Culture

Peinture fraîche de Saïd Qodaid

La peinture de Saïd Qodaid ne se préoccupe ni d’être actuelle ni de spéculer sur les tendances de l’art moderne. C’est une peinture qui n’est pas prétentieuse. Elle n’entend pas réformer les arts plastiques. Au premier abord, elle heurte peu l’oeil, l’apaise plutôt et peut même prêter à de fâcheuses équivoques. Un regard attentif permet toutefois d’y découvrir la présence d’un homme qui a non seulement la passion de la peinture mais est un peintre passionné. Saïd Qodaid est résolument tourné vers la figuration des scènes d’un Maroc non occidentalisé. Cette obsession du Maroc d’antan est la marque patente de son art. Peu de citadins pourront reconnaître leur décor quotidien dans ce Maroc-là. C’est un choix du peintre, et puis le sujet n’est rien dans la peinture.
Comme support de travail, la photographie en noir et blanc est un outil important dans la peinture de Saïd Qodaid. Il part souvent d’une scène représentée dans une vieille photo, modifie complètement son cadrage et sa composition initiaux pour n’en retenir qu’un détail : un homme ou une femme, généralement, qu’il aime isoler dans un tableau pour mieux souligner leur présence. Isoler par un gros plan un personnage souvent noyé dans la foule d’une vieille photo, c’est mettre pleins feux sur sa singularité d’homme qui existe ou qui a existé et qui mérite que notre regard s’attache à sa réalité. Cet attachement, le peintre tend volontairement à le provoquer, et ce en laissant l’environnement du personnage exempt de tout motif apte à distraire notre regard de la réalité nue de l’homme qui lui est proposé. Les derniers tableaux de Qodaid sont intéressants en ce sens qu’ils donnent à voir une conjonction des plus singulières dans la peinture : une neutralité au point de vue figuratif du premier plan et un traitement du motif dans l’arrière-plan. D’habitude, ce sont les fonds qui ne sont pas figurativement traités. Tandis que les tableaux de Qodaid montrent une superposition de traits et de couleurs quasi abstraits à laquelle succède une scène figurée.
De la conjonction de ces deux pôles naît une tension d’où tirent leur énergie les toiles récentes de Qodaid. Cette énergie heurte celui qui regarde, le frappe de plein fouet, l’oblige en quelque sorte à se sentir concerné par le monde qui lui est présenté.
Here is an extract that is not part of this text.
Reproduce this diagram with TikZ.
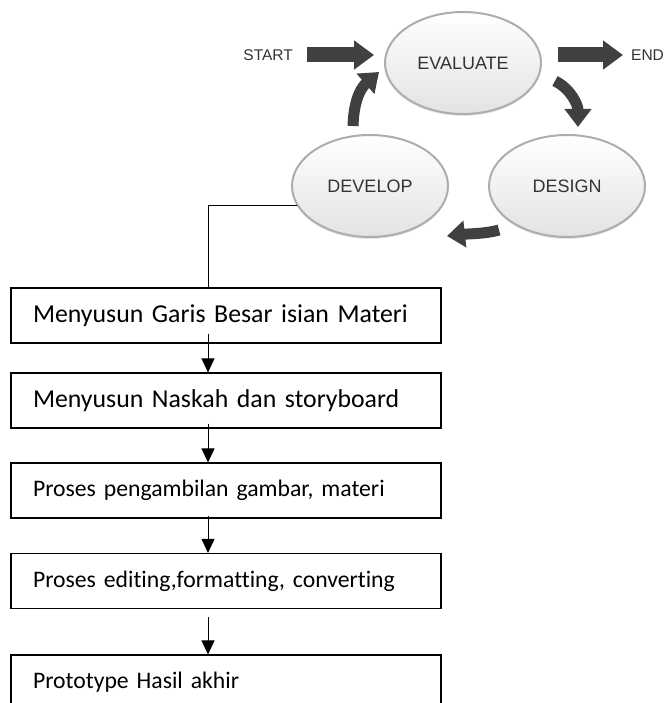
\documentclass[tikz,border=0pt]{standalone}
\usepackage{fontspec}
\usepackage{tikz}
\usetikzlibrary{shapes.geometric}
\usetikzlibrary{arrows.meta}
\usetikzlibrary{shadows}
\newfontfamily\boxfont[Ligatures=NoCommon]{Carlito}
\newfontfamily\cyclefont{Liberation Sans}
\definecolor{rimgray}{rgb}{0.68,0.68,0.68}
\definecolor{shadegray}{rgb}{0.89,0.89,0.89}
\definecolor{arrowgray}{rgb}{0.25,0.25,0.25}
\definecolor{labelgray}{rgb}{0.2,0.2,0.2}
\newcommand{\bigbox}{\boxfont\fontsize{25.8}{30}\selectfont}
\newcommand{\smallbox}{\boxfont\fontsize{23.7}{28}\selectfont}

\begin{document}
\begin{tikzpicture}[x=1pt,y=-1pt,
    phase/.style={ellipse,minimum width=156pt,minimum height=102pt,
      top color=white,bottom color=shadegray,draw=rimgray,line width=2pt,
      drop shadow={opacity=0.2,shadow xshift=0pt,shadow yshift=-2pt},
      font=\cyclefont\fontsize{18}{18}\selectfont,text=labelgray},
    tag/.style={inner sep=0pt,font=\cyclefont\fontsize{15.5}{15.5}\selectfont,text=labelgray},
    blockarrow/.style={draw=arrowgray,line width=15pt,-{Triangle[width=28pt,length=20pt]}},
    curvearrow/.style={draw=arrowgray,line width=11pt,-{Triangle[width=26pt,length=18pt]}},
    stepbox/.style={draw,line width=1.2pt,minimum height=55pt,text width=386pt,
      inner xsep=22pt,inner ysep=0pt,align=left},
    flow/.style={line width=0.9pt,-{Triangle[width=13pt,length=14pt]}}]
      \useasboundingbox (0,0) rectangle (667,703);
      \clip (0,0) rectangle (667,703);

      %% the ADDIE-like cycle
      \node[phase] (eva) at (463,63) {EVALUATE};
      \node[phase] (dev) at (370,186) {DEVELOP};
      \node[phase] (des) at (567,186) {DESIGN};

      \node[tag,anchor=east] (start) at (293,55) {START};
      \node[tag,anchor=west] (endt) at (631,55) {END};
      \draw[blockarrow] ([xshift=14pt]start.east) -- ([xshift=-10pt]eva.west |- start.east);
      \draw[blockarrow] ([xshift=16pt]eva.east |- endt.west) -- ([xshift=-8pt]endt.west);

      \coordinate (c1a) at ([xshift=-17pt,yshift=8pt]dev.north);
      \coordinate (c1b) at ([xshift=-5pt,yshift=-9pt]eva.west);
      \draw[curvearrow] (c1a) .. controls +(1,-30) and +(-16,14) .. (c1b);

      \coordinate (c2a) at ([xshift=13pt,yshift=-18pt]eva.east);
      \coordinate (c2b) at ([xshift=11pt,yshift=7pt]des.north);
      \draw[curvearrow] (c2a) .. controls +(16,8) and +(0,-22) .. (c2b);

      \coordinate (c3a) at ([xshift=-68pt,yshift=8pt]des.south);
      \coordinate (c3b) at ([xshift=77pt,yshift=2pt]dev.south);
      \draw[curvearrow] (c3a) .. controls +(-14,4) and +(18,-2) .. (c3b);

      %% develop steps
      \node[stepbox,font=\bigbox] (m1) at (226,315.5) {Menyusun Garis Besar isian Materi};
      \node[stepbox,font=\bigbox] (m2) at (226,400.5) {Menyusun Naskah dan storyboard};
      \node[stepbox,font=\smallbox] (m3) at (226,490.5) {Proses pengambilan gambar, materi};
      \node[stepbox,font=\smallbox] (m4) at (226,581) {Proses editing,formatting, converting};
      \node[stepbox,font=\smallbox] (m5) at (226,682.5) {Prototype Hasil akhir};

      \draw[line width=0.9pt] (dev.195) -| ([xshift=-18pt]m1.north);
      \draw[flow] ([xshift=-18pt,yshift=10pt]m1.south) -- ([xshift=-18pt]m2.north);
      \draw[flow] ([xshift=-18pt,yshift=5pt]m2.south) -- ([xshift=-18pt]m3.north);
      \draw[flow] ([xshift=-18pt,yshift=3pt]m3.south) -- ([xshift=-18pt]m4.north);
      \draw[flow] ([xshift=-18pt,yshift=-8pt]m4.south) -- ([xshift=-18pt]m5.north);
\end{tikzpicture}
\end{document}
Dans les toiles récentes de Qodaid, la figuration s’est repliée, et ce retrait ne peut qu’annoncer de grands bouleversements dans le faire de ce peintre.
D’autre part, la lumière a une importance capitale dans les derniers travaux de Saïd Qodaid. Il s’agit d’une lumière parlante, expressive comme celle dont use un scénographe dans une scène de théâtre. L’éclairage vient des petites taches blanches que le peintre dispose de façon à répandre une atmosphère dans le tableau. Et si chacun de ses tableaux semble avoir une atmosphère qui lui est propre, c’est dans d’infimes taches blanches qu’il faudra chercher à en pénétrer le mystère.
Il arrive à Saïd Qodaid de spéculer, lorsqu’il peint, sur l’intervention du hasard. C’est ainsi qu’il récupère les couleurs qui sont restées sur la palette du tableau auquel il vient d’apporter sa dernière touche, les mélange, avant qu’elles ne sèchent complètement, et en enduit la toile vierge qui fera, un autre jour, l’objet d’une figuration nouvelle. Parier sur le hasard, c’est ouvrir constamment sa peinture à des possibilités inédites, c’est être résolu à ne pas cloîtrer son faire dans une grille préconçue, c’est laisser sa peinture respirer le souffle de la rencontre hasardeuse, l’ouvrir à la poésie. Cette couleur, fruit du hasard le plus pur, manifeste de temps à autre sa présence à travers les épaisses couches qui s’y sont superposées, et son effet est des plus heureux. Saïd Qodaid est né le 28 octobre 1965 à Rabat. Il est lauréat de l’Ecole nationale des Beaux Arts de Tétouan. Est-ce que je suis peintre ? Telle est la question que Saïd Qodaid se pose souvent lorsqu’il est en face d’un tableau. Ce doute-là l’honore.